**Provided data**.

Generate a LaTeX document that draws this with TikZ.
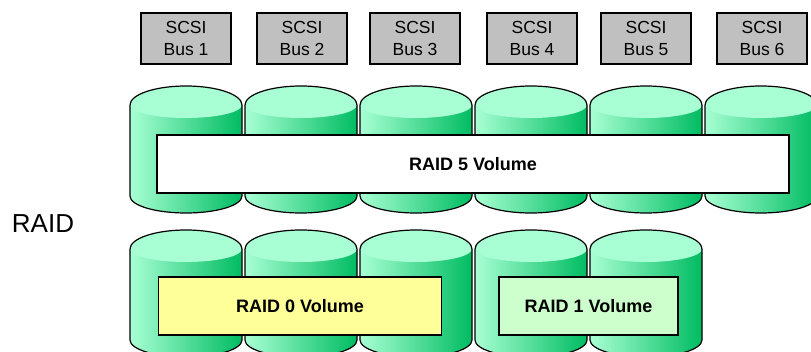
\documentclass[tikz,border=0pt]{standalone}
\usepackage{fontspec}
\setmainfont{Liberation Sans}
\definecolor{disktop}{HTML}{A8FFD3}
\definecolor{diskdark}{HTML}{00BC62}
\definecolor{busgray}{HTML}{C0C0C0}
\definecolor{volyellow}{HTML}{FFFF99}
\definecolor{volgreen}{HTML}{CCFFCC}
\tikzset{
  x=1pt,y=-1pt,
  line join=round,
  diskline/.style={black,line width=1.2pt},
  busbox/.style={draw=black,line width=1.1pt,fill=busgray,minimum width=90pt,minimum height=51pt,inner sep=0pt,align=center,font=\fontsize{17.5}{22}\selectfont},
  volbox/.style={draw=black,line width=1.1pt,minimum height=58pt,inner sep=0pt,font=\fontsize{18}{22}\selectfont\bfseries},
  pics/diskcyl/.style={code={
    \shade[left color=disktop,right color=diskdark]
      (0,19) -- (112,19) -- (112,110) arc[start angle=0,end angle=180,x radius=56,y radius=17] -- cycle;
    \fill[disktop] (0,19) arc[start angle=180,end angle=360,x radius=56,y radius=19]
      arc[start angle=0,end angle=180,x radius=56,y radius=13] -- cycle;
    \draw[diskline] (0,19) arc[start angle=180,end angle=360,x radius=56,y radius=19]
      -- (112,110) arc[start angle=0,end angle=180,x radius=56,y radius=17] -- cycle;
  }}
}
\begin{document}
\begin{tikzpicture}
\useasboundingbox (0,0) rectangle (811,352);
\clip (0,0) rectangle (811,352);
\foreach \i [evaluate=\i as \xx using 130+115*\i] in {0,...,5} {
  \pic at (\xx,86) {diskcyl};
}
\foreach \i [evaluate=\i as \xx using 130+115*\i] in {0,...,4} {
  \pic at (\xx,230) {diskcyl};
}
\node[busbox] (bus1) at (186,38.5) {SCSI\\Bus 1};
\node[busbox] (bus2) at (302,38.5) {SCSI\\Bus 2};
\node[busbox] (bus3) at (415,38.5) {SCSI\\Bus 3};
\node[busbox] (bus4) at (532,38.5) {SCSI\\Bus 4};
\node[busbox] (bus5) at (646,38.5) {SCSI\\Bus 5};
\node[busbox] (bus6) at (762,38.5) {SCSI\\Bus 6};
\node[volbox,fill=white,minimum width=632pt] (r5) at (473,164) {RAID 5 Volume};
\node[volbox,fill=volyellow,minimum width=283pt] (r0) at (300,306) {RAID 0 Volume};
\node[volbox,fill=volgreen,minimum width=179pt] (r1) at (588.5,306) {RAID 1 Volume};
\node[font=\fontsize{26}{30}\selectfont,inner sep=0pt] (raid) at (43,224) {RAID};
\end{tikzpicture}
\end{document}
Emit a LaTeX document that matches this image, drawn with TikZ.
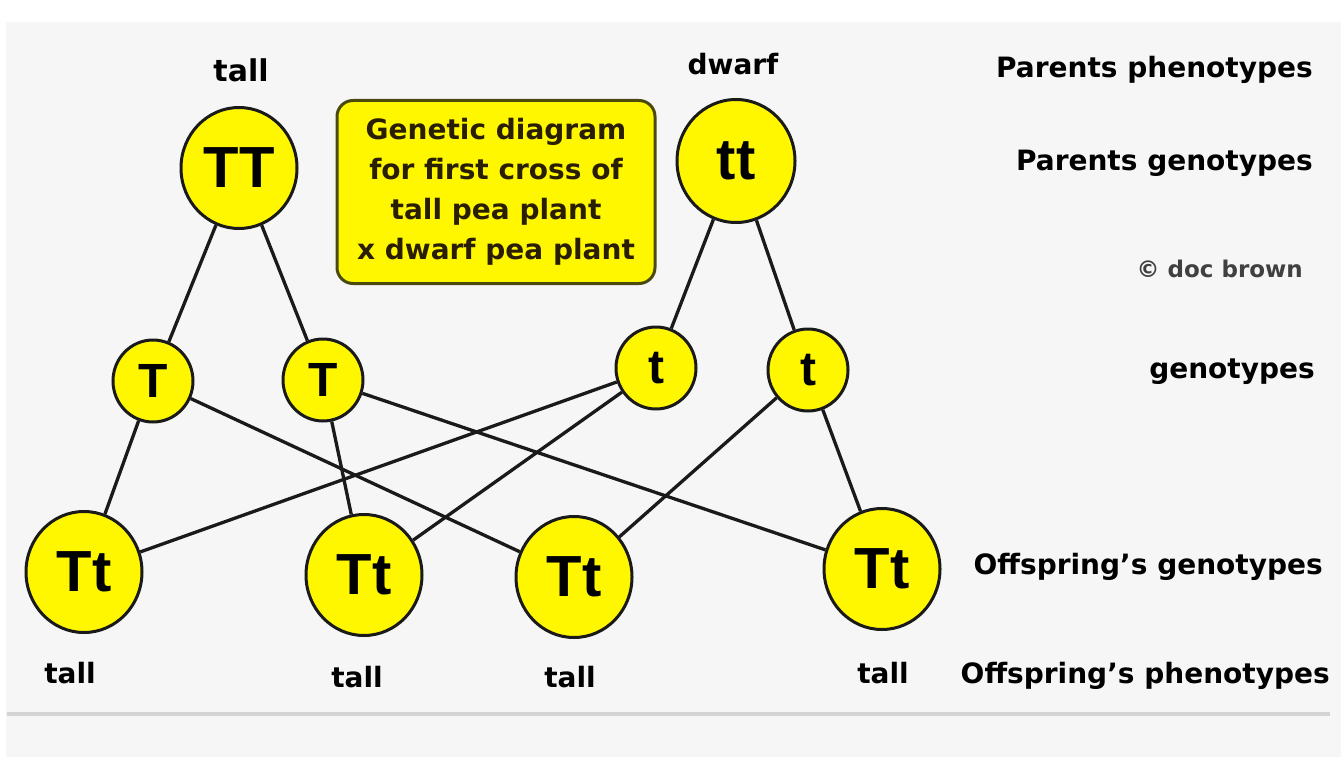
\documentclass[tikz,border=0pt]{standalone}
\usepackage{fontspec}
\setmainfont{DejaVu Sans}
\newfontfamily\circfont{Liberation Sans}
\usetikzlibrary{shapes.geometric}
\definecolor{yel}{HTML}{FFF700}
\definecolor{panel}{HTML}{F6F6F6}
\definecolor{edge}{HTML}{1A1A1A}
\definecolor{boxedge}{HTML}{4A4A10}
\definecolor{boxtext}{HTML}{2A1E00}
\definecolor{sep}{HTML}{D4D4D4}
\begin{document}
\begin{tikzpicture}[x=1pt,y=-1pt,
  bigc/.style={ellipse, draw=edge, line width=3pt, fill=yel, inner sep=0pt,
    minimum width=116pt, minimum height=121pt,
    font=\circfont\bfseries\fontsize{58}{58}\selectfont},
  smallc/.style={ellipse, draw=edge, line width=3pt, fill=yel, inner sep=0pt,
    minimum width=80pt, minimum height=82pt,
    font=\circfont\bfseries\fontsize{48}{48}\selectfont},
  rlbl/.style={anchor=base east, inner sep=0pt, font=\bfseries\fontsize{28}{30}\selectfont},
  phen/.style={anchor=base, inner sep=0pt, font=\bfseries\fontsize{28}{30}\selectfont},
  link/.style={draw=edge, line width=3.3pt}]
\useasboundingbox (0,0) rectangle (1341,757);
\fill[white] (0,0) rectangle (1341,757);
\fill[panel] (6,22) rectangle (1341,757);
\draw[sep, line width=4pt] (7,714) -- (1330,714);

% parents
\node[bigc] (TT) at (239,168) {TT};
\node[bigc, minimum width=118pt, minimum height=123pt] (tt) at (736,161) {tt};
% gametes
\node[smallc] (T1) at (153,381) {T};
\node[smallc] (T2) at (323,380) {T};
\node[smallc] (t1) at (656,368) {t};
\node[smallc] (t2) at (808,370) {t};
% offspring
\node[bigc] (O1) at (84,572) {Tt};
\node[bigc] (O2) at (364,575) {Tt};
\node[bigc] (O3) at (574,577) {Tt};
\node[bigc] (O4) at (882,569) {Tt};

% connectors
\draw[link] (TT) -- (T1);
\draw[link] (TT) -- (T2);
\draw[link] (tt) -- (t1);
\draw[link] (tt) -- (t2);
\draw[link] (T1) -- (O1);
\draw[link] (T1) -- (O3);
\draw[link] (T2) -- (O2);
\draw[link] (T2) -- (O4);
\draw[link] (t1) -- (O1);
\draw[link] (t1) -- (O2);
\draw[link] (t2) -- (O3);
\draw[link] (t2) -- (O4);

% info box
\node[draw=boxedge, line width=3pt, fill=yel, rounded corners=16pt,
  minimum width=318pt, minimum height=183pt, inner sep=0pt, align=center,
  text=boxtext, font=\bfseries\fontsize{28}{40}\selectfont] (box) at (496,192)
  {Genetic diagram\\for first cross of\\tall pea plant\\x dwarf pea plant};

% phenotype labels
\node[phen, font=\bfseries\fontsize{30}{30}\selectfont] (ptall) at (241,82) {tall};
\node[phen] (pdwarf) at (733,75) {dwarf};
\node[phen] (o1tall) at (70,683) {tall};
\node[phen] (o2tall) at (357,687) {tall};
\node[phen] (o3tall) at (570,687) {tall};
\node[phen] (o4tall) at (883,683) {tall};

% right column
\node[rlbl] (l1) at (1313,78) {Parents phenotypes};
\node[rlbl] (l2) at (1313,170) {Parents genotypes};
\node[rlbl, text=black!75, font=\bfseries\fontsize{23}{25}\selectfont] (l3) at (1303,277) {© doc brown};
\node[rlbl] (l4) at (1315,378) {genotypes};
\node[rlbl] (l5) at (1323,574) {Offspring's genotypes};
\node[rlbl] (l6) at (1330,683) {Offspring's phenotypes};
\end{tikzpicture}
\end{document}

**What is being asked**.
Your copy should hold every record word for word and none of the pictures.

**Completed exercise**.
Generate a LaTeX document that draws this with TikZ.
\documentclass[tikz,border=0pt]{standalone}
\usepackage{fontspec}
\setmainfont{Liberation Sans}
\definecolor{disktop}{HTML}{A8FFD3}
\definecolor{diskdark}{HTML}{00BC62}
\definecolor{busgray}{HTML}{C0C0C0}
\definecolor{volyellow}{HTML}{FFFF99}
\definecolor{volgreen}{HTML}{CCFFCC}
\tikzset{
  x=1pt,y=-1pt,
  line join=round,
  diskline/.style={black,line width=1.2pt},
  busbox/.style={draw=black,line width=1.1pt,fill=busgray,minimum width=90pt,minimum height=51pt,inner sep=0pt,align=center,font=\fontsize{17.5}{22}\selectfont},
  volbox/.style={draw=black,line width=1.1pt,minimum height=58pt,inner sep=0pt,font=\fontsize{18}{22}\selectfont\bfseries},
  pics/diskcyl/.style={code={
    \shade[left color=disktop,right color=diskdark]
      (0,19) -- (112,19) -- (112,110) arc[start angle=0,end angle=180,x radius=56,y radius=17] -- cycle;
    \fill[disktop] (0,19) arc[start angle=180,end angle=360,x radius=56,y radius=19]
      arc[start angle=0,end angle=180,x radius=56,y radius=13] -- cycle;
    \draw[diskline] (0,19) arc[start angle=180,end angle=360,x radius=56,y radius=19]
      -- (112,110) arc[start angle=0,end angle=180,x radius=56,y radius=17] -- cycle;
  }}
}
\begin{document}
\begin{tikzpicture}
\useasboundingbox (0,0) rectangle (811,352);
\clip (0,0) rectangle (811,352);
\foreach \i [evaluate=\i as \xx using 130+115*\i] in {0,...,5} {
  \pic at (\xx,86) {diskcyl};
}
\foreach \i [evaluate=\i as \xx using 130+115*\i] in {0,...,4} {
  \pic at (\xx,230) {diskcyl};
}
\node[busbox] (bus1) at (186,38.5) {SCSI\\Bus 1};
\node[busbox] (bus2) at (302,38.5) {SCSI\\Bus 2};
\node[busbox] (bus3) at (415,38.5) {SCSI\\Bus 3};
\node[busbox] (bus4) at (532,38.5) {SCSI\\Bus 4};
\node[busbox] (bus5) at (646,38.5) {SCSI\\Bus 5};
\node[busbox] (bus6) at (762,38.5) {SCSI\\Bus 6};
\node[volbox,fill=white,minimum width=632pt] (r5) at (473,164) {RAID 5 Volume};
\node[volbox,fill=volyellow,minimum width=283pt] (r0) at (300,306) {RAID 0 Volume};
\node[volbox,fill=volgreen,minimum width=179pt] (r1) at (588.5,306) {RAID 1 Volume};
\node[font=\fontsize{26}{30}\selectfont,inner sep=0pt] (raid) at (43,224) {RAID};
\end{tikzpicture}
\end{document}
Emit a LaTeX document that matches this image, drawn with TikZ.
\documentclass[tikz,border=0pt]{standalone}
\usepackage{fontspec}
\setmainfont{DejaVu Sans}
\newfontfamily\circfont{Liberation Sans}
\usetikzlibrary{shapes.geometric}
\definecolor{yel}{HTML}{FFF700}
\definecolor{panel}{HTML}{F6F6F6}
\definecolor{edge}{HTML}{1A1A1A}
\definecolor{boxedge}{HTML}{4A4A10}
\definecolor{boxtext}{HTML}{2A1E00}
\definecolor{sep}{HTML}{D4D4D4}
\begin{document}
\begin{tikzpicture}[x=1pt,y=-1pt,
  bigc/.style={ellipse, draw=edge, line width=3pt, fill=yel, inner sep=0pt,
    minimum width=116pt, minimum height=121pt,
    font=\circfont\bfseries\fontsize{58}{58}\selectfont},
  smallc/.style={ellipse, draw=edge, line width=3pt, fill=yel, inner sep=0pt,
    minimum width=80pt, minimum height=82pt,
    font=\circfont\bfseries\fontsize{48}{48}\selectfont},
  rlbl/.style={anchor=base east, inner sep=0pt, font=\bfseries\fontsize{28}{30}\selectfont},
  phen/.style={anchor=base, inner sep=0pt, font=\bfseries\fontsize{28}{30}\selectfont},
  link/.style={draw=edge, line width=3.3pt}]
\useasboundingbox (0,0) rectangle (1341,757);
\fill[white] (0,0) rectangle (1341,757);
\fill[panel] (6,22) rectangle (1341,757);
\draw[sep, line width=4pt] (7,714) -- (1330,714);

% parents
\node[bigc] (TT) at (239,168) {TT};
\node[bigc, minimum width=118pt, minimum height=123pt] (tt) at (736,161) {tt};
% gametes
\node[smallc] (T1) at (153,381) {T};
\node[smallc] (T2) at (323,380) {T};
\node[smallc] (t1) at (656,368) {t};
\node[smallc] (t2) at (808,370) {t};
% offspring
\node[bigc] (O1) at (84,572) {Tt};
\node[bigc] (O2) at (364,575) {Tt};
\node[bigc] (O3) at (574,577) {Tt};
\node[bigc] (O4) at (882,569) {Tt};

% connectors
\draw[link] (TT) -- (T1);
\draw[link] (TT) -- (T2);
\draw[link] (tt) -- (t1);
\draw[link] (tt) -- (t2);
\draw[link] (T1) -- (O1);
\draw[link] (T1) -- (O3);
\draw[link] (T2) -- (O2);
\draw[link] (T2) -- (O4);
\draw[link] (t1) -- (O1);
\draw[link] (t1) -- (O2);
\draw[link] (t2) -- (O3);
\draw[link] (t2) -- (O4);

% info box
\node[draw=boxedge, line width=3pt, fill=yel, rounded corners=16pt,
  minimum width=318pt, minimum height=183pt, inner sep=0pt, align=center,
  text=boxtext, font=\bfseries\fontsize{28}{40}\selectfont] (box) at (496,192)
  {Genetic diagram\\for first cross of\\tall pea plant\\x dwarf pea plant};

% phenotype labels
\node[phen, font=\bfseries\fontsize{30}{30}\selectfont] (ptall) at (241,82) {tall};
\node[phen] (pdwarf) at (733,75) {dwarf};
\node[phen] (o1tall) at (70,683) {tall};
\node[phen] (o2tall) at (357,687) {tall};
\node[phen] (o3tall) at (570,687) {tall};
\node[phen] (o4tall) at (883,683) {tall};

% right column
\node[rlbl] (l1) at (1313,78) {Parents phenotypes};
\node[rlbl] (l2) at (1313,170) {Parents genotypes};
\node[rlbl, text=black!75, font=\bfseries\fontsize{23}{25}\selectfont] (l3) at (1303,277) {© doc brown};
\node[rlbl] (l4) at (1315,378) {genotypes};
\node[rlbl] (l5) at (1323,574) {Offspring's genotypes};
\node[rlbl] (l6) at (1330,683) {Offspring's phenotypes};
\end{tikzpicture}
\end{document}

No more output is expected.